"Nous allons forfaitiser ce délit (...) On veut tout de suite demander une somme. Il n'y a pas de dépénalisation de l'usage du cannabis (...) La forfaitisation n'éteint pas l'action pénale", a déclaré jeudi le ministre de l'Intérieur Gérard Collomb sur Europe 1.
Selon son entourage, "il n'y a pas de systématisation" et les forces de l'ordre feront "une appréciation au cas par cas" des personnes arrêtées.
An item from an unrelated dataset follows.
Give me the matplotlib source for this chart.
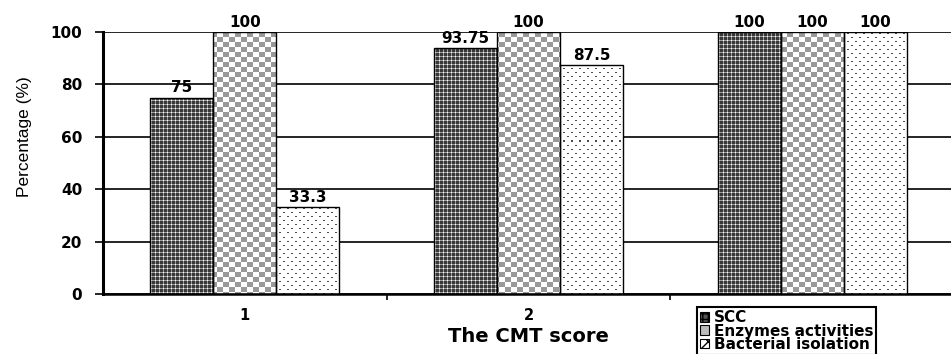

Dans la pratique, les usagers écoperont soit d'une amende, "dont le montant reste à définir", soit de poursuites pénales si, par exemple, ils ont déjà eu une amende ou s'ils sont des trafiquants présumés.
Promesse de campagne d'Emmanuel Macron, la mesure ne concernera que les consommateurs du cannabis, dont le nombre, en augmentation constante en France, avoisine les 700.000 fumeurs quotidiens.
Un rapport parlementaire, présenté en commission des lois jeudi après avoir été reporté deux fois, préconise à l'origine deux solutions: une "amende forfaitaire délictuelle" comprise entre 150 et 200 euros assortie éventuellement de poursuites, et la simple contravention.
Le gouvernement a ainsi privilégié la première mesure, qui pourrait être mise en oeuvre via une loi, "peut-être" celle sur la réforme de la procédure pénale, a précisé le ministre de l'Intérieur.
L'amende forfaitaire avait également les faveurs des syndicats policiers, qui estimaient qu'une contravention "n'est ni plus ni moins qu'une dépénalisation", selon Alliance Police.
"Agenda politique"
"Les travaux n'ont servi qu'un agenda politique: celui du ministère de l'Intérieur", a ironisé le Syndicat de la magistrature dans un communiqué, dénonçant un projet qui "a exclu de fait la véritable réponse: la dépénalisation de l'usage et même, la légalisation des drogues dans un cadre contrôlé".
Selon le centre de réflexions classé à gauche Terra Nova, la légalisation du cannabis rapporterait environ 2 milliards d'euros en France.
Avec cette mesure, la France reste éloignée de ses voisins européens (Pays-Bas, Portugal, Espagne entre autres) ou d'Etats américains, dont la Californie, qui ont opté pour une dépénalisation de la consommation de cannabis.
"En 2018, est-ce qu'on peut avoir un débat différent de +pour ou contre la légalisation+?", interrogeait l'un des corapporteurs, le député Eric Poulliat du parti présidentiel LREM, balayant la question.
Pour les corapporteurs, dont le député de l'Essonne Robin Reda (LR), l'objectif de la réforme est avant tout de clarifier les sanctions (rappels à la loi, amendes et rarement des peines de prison), qui sont "peu lisibles et appliquées diversement sur le territoire".
Sur quelque 140.000 interpellations chaque année pour consommation de stupéfiants, seules 3.098 peines de prison ont été prononcées en 2015 (derniers chiffres publiés), dont 1.283 ferme, alors que la loi prévoit jusqu'à un an de prison et 3.750 euros d'amende.
L'enjeu de cette réforme est également de soulager les forces de l'ordre, qui passent "1,2 million d'heures" par an sur des procédures selon Gérard Collomb auditionné en juillet.
"On passait beaucoup de temps, les policiers, les juges, à faire de la procédure pour ensuite aboutir à des rappels à la loi, donc ça ne servait à rien (...)", a plaidé le président de l'Assemblée nationale François de Rugy sur BFMTV/RMC, saluant la mesure et promettant une "évaluation, au bout de deux ans".
Alors qu'un adolescent de 17 ans sur deux (48%) a déjà consommé du cannabis, un seul public reste toutefois exclu de cette mesure: les mineurs, qui bénéficient d'un régime juridique à part.
Selon Ivana Obradovic, directrice adjointe de l'Observatoire français des drogues et des toxicomanies (OFDT), "l'initiation au cannabis est vécue comme une expérience positive" par les jeunes. Une étude publiée mardi a ainsi révélé que les jeunes associent le tabac "à la mort" et l'herbe à "un produit bio".